*What you are asked to do*
Show each line from the listing that includes the word "this".

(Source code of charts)
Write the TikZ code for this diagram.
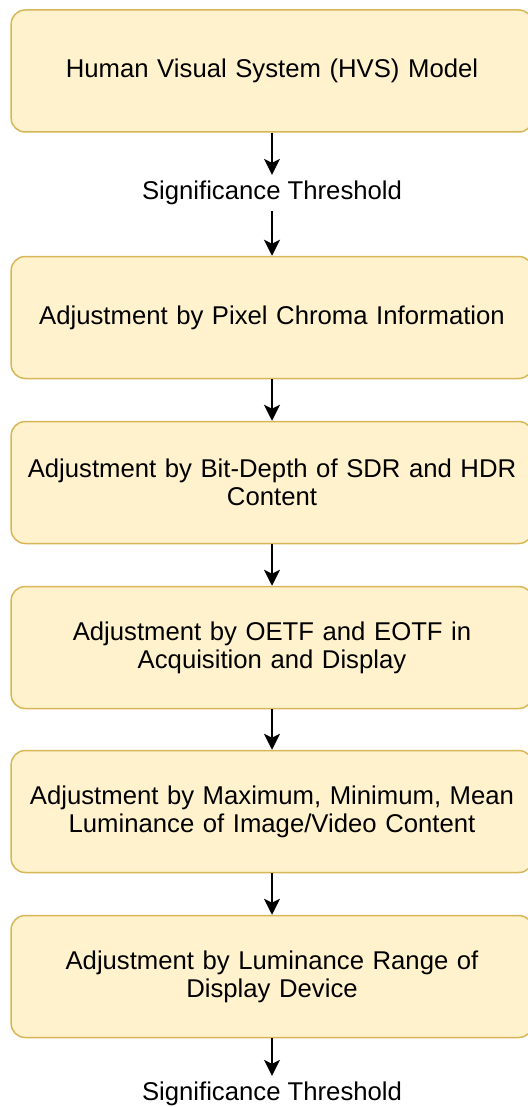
\documentclass[tikz,border=0pt]{standalone}
\usepackage{fontspec}
\setmainfont{Liberation Sans}
\usetikzlibrary{arrows.meta}

\definecolor{boxfill}{HTML}{FFF2CC}
\definecolor{boxline}{HTML}{D6B656}

\tikzset{
  stage/.style={draw=boxline, fill=boxfill, line width=1.5pt, rounded corners=14pt,
    minimum width=520pt, minimum height=122pt, text width=515pt, align=center,
    font=\fontsize{25.7}{28}\selectfont},
  label/.style={font=\fontsize{25.7}{28}\selectfont, inner sep=6pt},
  flow/.style={line width=1.6pt, -{Stealth[length=16pt,width=16pt,inset=4pt]}}
}

\begin{document}
\begin{tikzpicture}[x=1pt,y=-1pt]
\useasboundingbox (0,0) rectangle (527,1107);

%% stages
\node[stage] (hvs)   at (272,71)    {Human Visual System (HVS) Model};
\node[label] (thrA)  at (272,193)   {Significance Threshold};
\node[stage] (chroma) at (272,317.5) {Adjustment by Pixel Chroma Information};
\node[stage] (depth) at (272,482.5) {Adjustment by Bit-Depth of SDR and HDR\\Content};
\node[stage] (oetf)  at (272,647.5) {Adjustment by OETF and EOTF in\\Acquisition and Display};
\node[stage] (lum)   at (272,811.5) {Adjustment by Maximum, Minimum, Mean\\Luminance of Image/Video Content};
\node[stage] (range) at (272,976.5) {Adjustment by Luminance Range of\\Display Device};
\node[label] (thrB)  at (272,1094)  {Significance Threshold};

%% arrows
\draw[flow] (hvs)    -- (thrA);
\draw[flow] (thrA)   -- (chroma);
\draw[flow] (chroma) -- (depth);
\draw[flow] (depth)  -- (oetf);
\draw[flow] (oetf)   -- (lum);
\draw[flow] (lum)    -- (range);
\draw[flow] (range)  -- (thrB);
\end{tikzpicture}
\end{document}
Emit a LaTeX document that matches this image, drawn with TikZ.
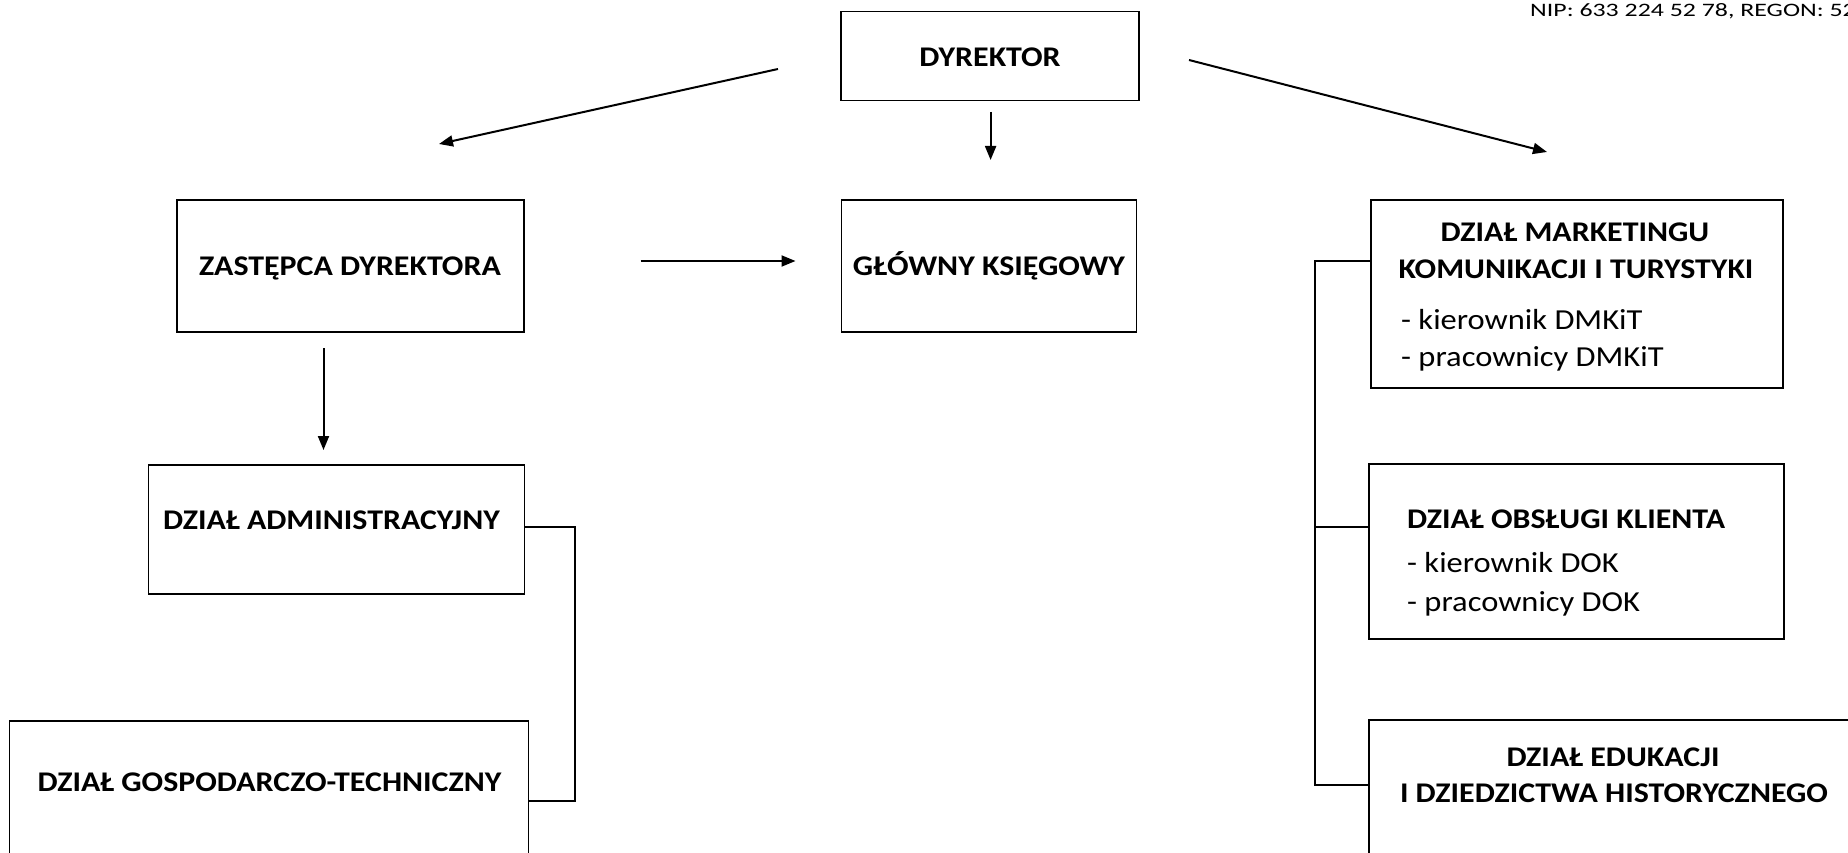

*Exercise result*
Write the TikZ code for this diagram.
Emit a LaTeX document that matches this image, drawn with TikZ.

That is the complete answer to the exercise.